Sunday, March 3, 2013

What caused the temporary spike in personal income?

The drop in personal income last week got some media attention, particularly given that it was the largest one-month drop in 20 years.
USA Today: - Personal income growth plunged 3.6% in January, the biggest one-month drop in 20 years, the Commerce Department said Friday. And consumer spending rose just 0.2% with most of it going toward higher heating bills and filling up the gas tank.

The income drop was offset by Americans' savings a hefty 2.6% rise in December. But most of that gain, analysts said, reflected a rush by companies to pay dividends and bonuses before income taxes increased on top earners at the start of 2013.

There were spending declines in January for big-ticket items that last three years or more, like cars and appliances, and non-durable goods, like clothing and food. Some economists said the declines could be blamed on a 2% federal payroll tax cut expired Dec. 31.

$MM, Source: BEA

Many immediately attributed this decline to the difference in dividend income. Companies who paid special dividend before the year-end generated an artificial one-time jump in personal dividend income in December. That made January look like a large decline on a month-over-month basis. It turns out the dividend was indeed a large portion of the "biggest one-month drop in 20 years". But as the chart below shows, it wasn't all of it.

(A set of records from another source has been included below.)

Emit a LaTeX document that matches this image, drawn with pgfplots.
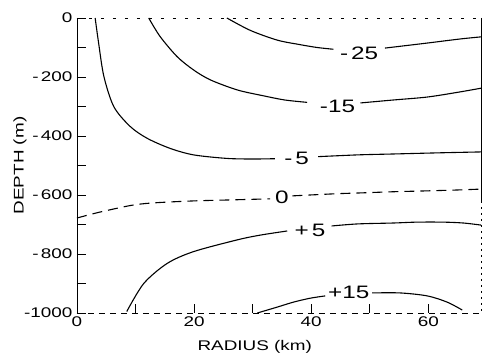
\documentclass[border=0pt]{standalone}
\usepackage{fontspec}
\setmainfont[FakeStretch=1.35]{Liberation Sans}
\usepackage{pgfplots}
\pgfplotsset{compat=1.18}
\begin{document}
\begin{tikzpicture}
\useasboundingbox (0,0) rectangle (483pt,355pt);
\begin{axis}[
  at={(77pt,42pt)}, anchor=south west,
  scale only axis, width=404pt, height=295pt,
  xmin=0, xmax=69, ymin=-1000, ymax=0,
  clip=false,
  axis line style={draw=none},
  xtick={0,20,40,60}, xticklabels={0,20,40,60},
  minor xtick={10,30,50},
  ytick={-1000,-800,-600,-400,-200,0},
  yticklabels={-1000,-\,800,-\,600,-\,400,-\,200,0},
  minor ytick={-900,-700,-500,-300,-100},
  xtick pos=left, ytick pos=left,
  tick align=inside,
  major tick length=9pt, minor tick length=9pt,
  tick style={black, line width=0.7pt},
  ticklabel style={font=\fontsize{14}{14}\selectfont},
  yticklabel style={xshift=-1pt},
  xlabel={RADIUS (km)}, ylabel={DEPTH (m)},
  label style={font=\fontsize{14}{14}\selectfont},
  xlabel style={at={(axis description cs:0.44,-0.115)}, anchor=center},
  ylabel style={at={(axis description cs:-0.141,0.5)}, anchor=center},
]
% frame
\draw[line width=0.9pt] (axis cs:0,0) -- (axis cs:0,-1000);
\draw[line width=0.9pt] (axis cs:69,0) -- (axis cs:69,-620);
\draw[line width=0.5pt, dash pattern=on 2pt off 4pt] (axis cs:69,-620) -- (axis cs:69,-1000);
\draw[line width=0.5pt, dash pattern=on 3pt off 9pt] (axis cs:0,0) -- (axis cs:69,0);
\draw[line width=0.5pt, dash pattern=on 6pt off 5pt] (axis cs:0,-1000) -- (axis cs:69,-1000);

% -25
\addplot[black, line width=1.1pt, smooth] coordinates {(25.6,0) (29.6,-42) (34.2,-75) (38,-90) (41,-100) (43.8,-106)};
\addplot[black, line width=1.1pt, smooth] coordinates {(52.6,-102) (56,-94) (59.8,-85) (65.5,-71) (69,-64)};
\node[font=\fontsize{18}{18}\selectfont] at (axis cs:48.2,-119) {-\,25};
% -15
\addplot[black, line width=1.1pt, smooth] coordinates {(12.25,0) (14.2,-63) (17.1,-131) (19.9,-176) (22.8,-210) (27.4,-244) (31.9,-264) (35.5,-278) (39.3,-286)};
\addplot[black, line width=1.1pt, smooth] coordinates {(48.4,-288) (54,-278) (59.8,-268) (65,-252) (69,-238)};
\node[font=\fontsize{18}{18}\selectfont] at (axis cs:44.5,-298) {-15};
% -5
\addplot[black, line width=1.1pt, smooth] coordinates {(3.1,0) (3.7,-86) (4.6,-199) (6.3,-301) (9.1,-368) (12,-408) (15.9,-442) (19.9,-464) (25.6,-476) (30,-478) (33.8,-477)};
\addplot[black, line width=1.1pt, smooth] coordinates {(41.2,-470) (48,-464) (54,-461) (62,-457) (69,-454)};
\node[font=\fontsize{18}{18}\selectfont] at (axis cs:37.5,-475) {-\,5};
% 0 (dashed)
\addplot[black, line width=1.1pt, smooth, dash pattern=on 10pt off 6pt] coordinates {(0,-678) (3.9,-658) (9.6,-634) (13.7,-626) (20,-620) (25.6,-617) (33,-613)};
\addplot[black, line width=1.1pt, smooth, dash pattern=on 10pt off 6pt] coordinates {(36.8,-603) (44,-596) (48.4,-593) (54,-589) (59.8,-586) (65,-583) (69,-580)};
\node[font=\fontsize{18}{18}\selectfont] at (axis cs:35,-608) {0};
% +5
\addplot[black, line width=1.1pt, smooth] coordinates {(8.5,-995) (11.4,-900) (15.4,-832) (19.9,-792) (27.4,-752) (31.3,-736) (35.9,-722)};
\addplot[black, line width=1.1pt, smooth] coordinates {(43.5,-705) (48,-698) (54,-695) (58,-692) (62.6,-692) (66,-695) (69,-702)};
\node[font=\fontsize{18}{18}\selectfont] at (axis cs:39.8,-719) {+\,5};
% +15
\addplot[black, line width=1.1pt, smooth] coordinates {(30.8,-1000) (34.2,-980) (37,-963) (39.8,-950) (42.4,-942)};
\addplot[black, line width=1.1pt, smooth] coordinates {(50.4,-932) (55.2,-932) (59.8,-942) (63.2,-963) (65.8,-990)};
\node[font=\fontsize{18}{18}\selectfont] at (axis cs:46.4,-929) {+15};
\end{axis}
\end{tikzpicture}
\end{document}
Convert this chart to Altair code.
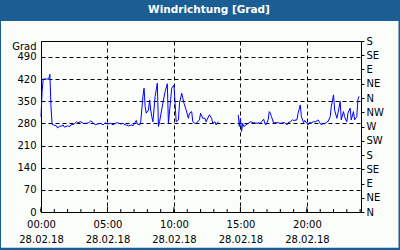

Some have attributed a portion of January's decline directly to the increase in payroll tax and higher social security payments. However, if one adjusts for all the movements associated with "government social benefits" (payroll tax, social security, veterans benefits, etc.), the shape of the personal income trajectory remains relatively unchanged - in fact the decline in January looks worse.



Anecdotal evidence suggests that just as companies paid special dividends before the tax regime change, they also paid some bonuses and other distributions to employees (mostly executives) prior to the tax increases.

Moreover, it's important to remember that in December it wasn't at all clear who exactly will pay higher taxes - the discussion initially was focused on $250K/year and then $400K/year and higher. That could have impacted a much larger group than the fiscal cliff compromise ultimately did. Since there is generally some flexibility around the timing of income recognition, some people tried to shift as much of it into 2012 as possible. And that generated the temporary spike in personal income that can't be explained by special dividends.

When all the dust settles, the reality is that personal incomes are increasing at around 2% per year or less, just keeping up with the GDP growth. For now it's simply about muddling through, as near-term economic growth in the US is expected to remain subdued.
USA Today: - "With tax hikes and spending cuts buffeting the economy, growth in the first half of the year is likely to be at a sub-2% pace," James Marple, senior economist at TD Economics wrote in a note. "At this pace, the unemployment will not improve and pressure will remain on the Federal Reserve to continue its asset purchase program."